Which of the following is true?

1. Subnetting and CIDR are the same thing.
2. In BGP, speakers often advertise complete paths to networks.
3. The Exterior Gateway Protocol is a more recent replacement for BGP

NAT

• One technology which is being used to try to get around the problem of 4 byte IP addresses without having to make as big a change as IPv6 is NAT (Network Address Translation).
• The idea is that each company has a single IP address for internet traffic.
• Within the company each machine gets a unique IP address, which can be used to route traffic within the companies network.
• When a packet exits the company to go to an ISP, an address translation takes place.
• Three ranges of IP address are declared as private and no packets with these addresses are allowed on the internet:
  • 10.0.0.0 -- 10.255.255.255/8 (16millionish hosts)
  • 172.16.0.0 -- 172.31.255.255/12 (1millionish hosts)
  • 192.168.0.0 -- 192.168.255.255/16 (65thousandish hosts)
• Recall (or know for the first time) in IP a 0 octet refers to the current network, and -1 (255) is used to broadcast to all hosts, so not all of these addresses are usable.

More on NAT

• When a packet is sent through a NAT box the internal source IP address is converted to the companies IP address.
• The source port address of the packet is replaced by a new source port.

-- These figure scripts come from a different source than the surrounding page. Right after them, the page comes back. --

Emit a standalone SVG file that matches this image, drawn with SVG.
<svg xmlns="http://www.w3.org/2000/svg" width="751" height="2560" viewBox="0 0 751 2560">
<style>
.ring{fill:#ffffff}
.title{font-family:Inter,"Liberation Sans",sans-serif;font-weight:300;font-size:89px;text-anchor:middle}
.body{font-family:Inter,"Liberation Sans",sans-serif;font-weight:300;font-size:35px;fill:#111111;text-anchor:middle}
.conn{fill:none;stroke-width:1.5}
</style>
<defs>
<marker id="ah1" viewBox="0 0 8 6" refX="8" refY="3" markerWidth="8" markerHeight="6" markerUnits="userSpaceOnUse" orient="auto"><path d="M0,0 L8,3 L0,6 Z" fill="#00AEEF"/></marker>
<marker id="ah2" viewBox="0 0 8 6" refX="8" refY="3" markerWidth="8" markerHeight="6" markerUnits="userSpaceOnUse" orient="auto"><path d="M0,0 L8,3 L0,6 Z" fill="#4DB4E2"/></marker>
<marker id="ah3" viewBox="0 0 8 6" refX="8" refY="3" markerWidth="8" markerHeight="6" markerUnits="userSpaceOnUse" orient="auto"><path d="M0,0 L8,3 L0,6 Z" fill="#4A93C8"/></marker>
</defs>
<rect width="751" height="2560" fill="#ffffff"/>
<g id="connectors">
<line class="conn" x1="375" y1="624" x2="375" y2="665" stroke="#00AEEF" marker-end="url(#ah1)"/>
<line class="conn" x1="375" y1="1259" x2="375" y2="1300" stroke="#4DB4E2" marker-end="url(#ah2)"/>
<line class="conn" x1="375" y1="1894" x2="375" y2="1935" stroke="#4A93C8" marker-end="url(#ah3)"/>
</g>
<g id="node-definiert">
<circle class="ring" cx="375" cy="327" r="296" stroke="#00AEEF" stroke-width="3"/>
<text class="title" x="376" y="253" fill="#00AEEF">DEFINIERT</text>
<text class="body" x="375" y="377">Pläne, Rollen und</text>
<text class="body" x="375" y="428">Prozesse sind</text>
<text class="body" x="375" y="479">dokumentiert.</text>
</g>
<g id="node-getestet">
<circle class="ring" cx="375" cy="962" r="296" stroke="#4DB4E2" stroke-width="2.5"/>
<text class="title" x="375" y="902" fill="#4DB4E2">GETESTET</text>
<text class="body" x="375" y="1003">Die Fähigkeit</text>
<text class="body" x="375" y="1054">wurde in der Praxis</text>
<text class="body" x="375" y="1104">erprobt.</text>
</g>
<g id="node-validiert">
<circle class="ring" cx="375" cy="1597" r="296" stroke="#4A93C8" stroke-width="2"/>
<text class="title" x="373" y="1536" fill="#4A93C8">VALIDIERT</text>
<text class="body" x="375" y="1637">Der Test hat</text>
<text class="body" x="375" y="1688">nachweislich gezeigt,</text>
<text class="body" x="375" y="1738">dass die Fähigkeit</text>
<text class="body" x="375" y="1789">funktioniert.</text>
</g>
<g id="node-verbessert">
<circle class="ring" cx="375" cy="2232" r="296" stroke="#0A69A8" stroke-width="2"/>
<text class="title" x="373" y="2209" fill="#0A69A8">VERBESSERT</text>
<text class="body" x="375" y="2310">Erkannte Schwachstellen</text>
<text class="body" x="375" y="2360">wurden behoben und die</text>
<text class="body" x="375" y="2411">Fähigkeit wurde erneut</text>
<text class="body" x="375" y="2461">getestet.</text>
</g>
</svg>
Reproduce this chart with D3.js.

The NAT box has a table consisting of entries (internal IP, internal source port, external source port).
• When a packet comes into the NAT Box from outside the company the reverse conversion is done.
• NAT has many problems: (1) each IP no longer corresponds to a unique machine, (2) makes internet less connectionless, (3) network and transport layer no longer independent, (4) some apps insert the IP address into the data and these will fail if NAT is used (for example, FTP).

Multicast

• Sometimes we would like to send data to many but not all hosts on the internet (live concert, video conferences, etc)
• In which case we would like to use multicast.
• IP multicast is a many-to-many model based on the concept of multicast groups.
• It is sometimes called Any Source Multicast (ASM).
• Each such group has its own multicast address.
• Any host can send to such an address. i.e., they don't have to be members of that group.
• The IP packet is just labeled with destination as the multicast address.
• Different implementation of IP multicast have been done.
• The original implementation of IP multicast was supplemented by a form of one-to-many multicast called Source Specific Multicast (SSM).
• In this, a receiving host would specify both a multicast group and a specific sending host.
• A host signals its desire to join or leave multicast groups by communicating with its local router using the Internet Group Management Protocol (IGMP) in IPv4 or Multicast Listener Discovery in IPv6.

Multicast Addresses

• In both IPv4 (first octet begins with 224) and IPv6 (top byte 255) a portion of the address space is reserved for multicast addresses.
• There are 28 bits of possible multicast addresses in IPv4
• Ethernet multicast addresses have 23 bits when the shared prefix is ignored.
• When mapping to Ethernet the high 5 bits are ignored. So there are 32 addresses which will map to the same Ethernet multicast address.
• When a host on an Ethernet joins an IP multicast group, it configures its Ethernet interface to receive any packets with the corresponding Ethernet multicast address.
• The IP at the receiving layer then determines if the packet was truely destined to the multicast group to which the host belonged.
• Next day we will look at some different techniques for multicast routing.